Kelly’s throat tightened as she recognized his pain.
“Your little man, J.R., he’s needin’ ya.” Matt cleared his throat, slid an embarrassed glance at Kelly, then turned his attention back to his sister. Obviously he felt more comfortable shoeing horses, mending fence or roping calves than he did trying to come up with words of encouragement to a comatose sibling. And yet he tried. Kelly’s heart twisted. Maybe there was more to Matt McCafferty than first met the eye, than rumor allowed. “And the rest of us, we need ya, too,” he added gruffly. With a final pat to his kid sister’s shoulder, he turned on his heel.
Kelly let her breath out slowly. Who was this man and why did she react to him—dear Lord, her hands were sweating, and if she didn’t know better, she’d swear her heartbeat accelerated whenever she saw him. But that was crazy. Just plain nuts.
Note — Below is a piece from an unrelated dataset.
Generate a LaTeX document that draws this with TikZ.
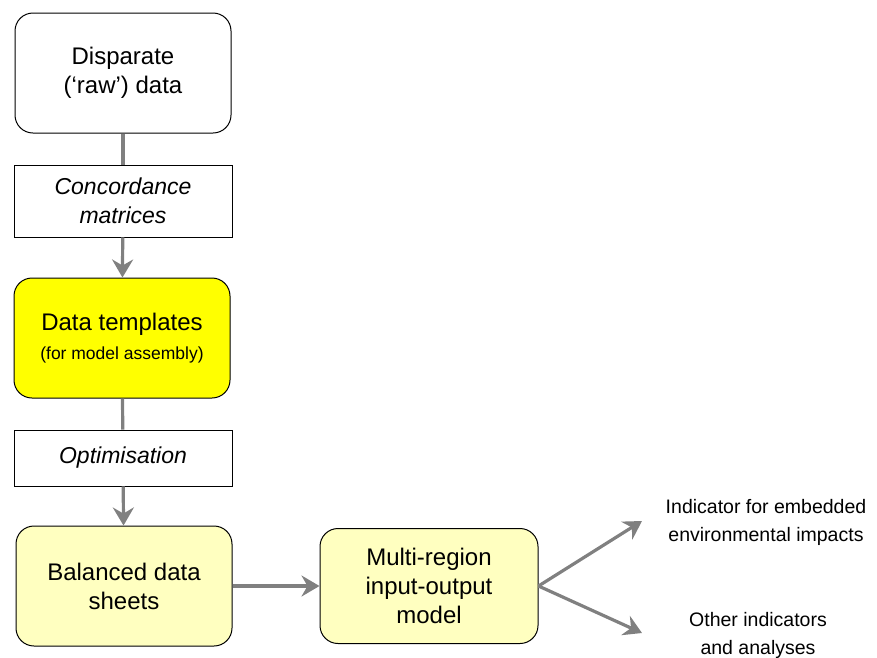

Giving herself a quick mental shake, Kelly followed him through the door into the central hallway to the hub that housed the nurses’ station.
“Where’s Espinoza?” he asked, sliding a glance her way.
“Probably back at the office. He finished up here on another case, but he’s aware that you’re concerned. He’ll call you tonight, but I don’t think he can give you any more information than I have.”
“Damn.” They walked to the elevator and stepped into a waiting car. She ignored the fact that her pulse had accelerated, and she noticed that he smelled faintly of leather and soap. As the doors to the elevator shut and they were alone, his dark eyes focused on her. Hard. She wanted to squirm away from his intense, silently accusing eyes. Instead she stood her ground as he asked, “So why were you in Randi’s room?”
“Just to keep my focus. I hadn’t seen her for a while and after your visit this afternoon, I thought I’d see how she was getting along. I’ve kept in contact with the hospital, of course, gotten updates, but I thought seeing her might make me clearer on some points.”
“Such as?”
“Such as why was she up in Glacier Park? Where was she going? Who were her enemies? Who were her friends? Why did she fire the foreman of the ranch a week or so before she left Seattle? What happened at her job? Who’s the father of her child? Those kind of questions.”
“Get any answers?” he asked sarcastically.
“I was hoping someone in the family might know.”
“I wish. No one does.” He leaned against the rail surrounding the interior as the elevator car landed and the doors opened to the lobby. He straightened, his jacketed arm brushing hers. She stepped out of the car, ignored the faint physical contact. “What do you know about a book your sister was writing?”
“I’m not sure there is one,” he said as they crossed a carpeted reception area where wood-framed chairs were scattered around tables strewn with magazines and a few potted trees had been added to give some illusion that St. James Hospital was more than a medical facility, warmer than an institution.
“Your housekeeper, Juanita Ramirez, said she was in contact with your sister before the accident and that Randi had been working on a book of some kind, but no one seems to know anything more about it.”
“Juanita didn’t even know that Randi was pregnant. I doubt if she was privy to my sister’s secrets,” Matt muttered as he made his way to the wide glass doors of the main entrance.
“Why would she make it up?”
“I’m not saying Juanita’s lying.” The first set of doors opened automatically, and as Kelly stepped into the vestibule, she felt the temperature lower ten or fifteen degrees. Thank God. For some reason she was sweating.
“But maybe Randi fibbed. She’d talked about writing a book since she was a kid in high school, but did she ever? No. Not that my brothers or I ever heard of.”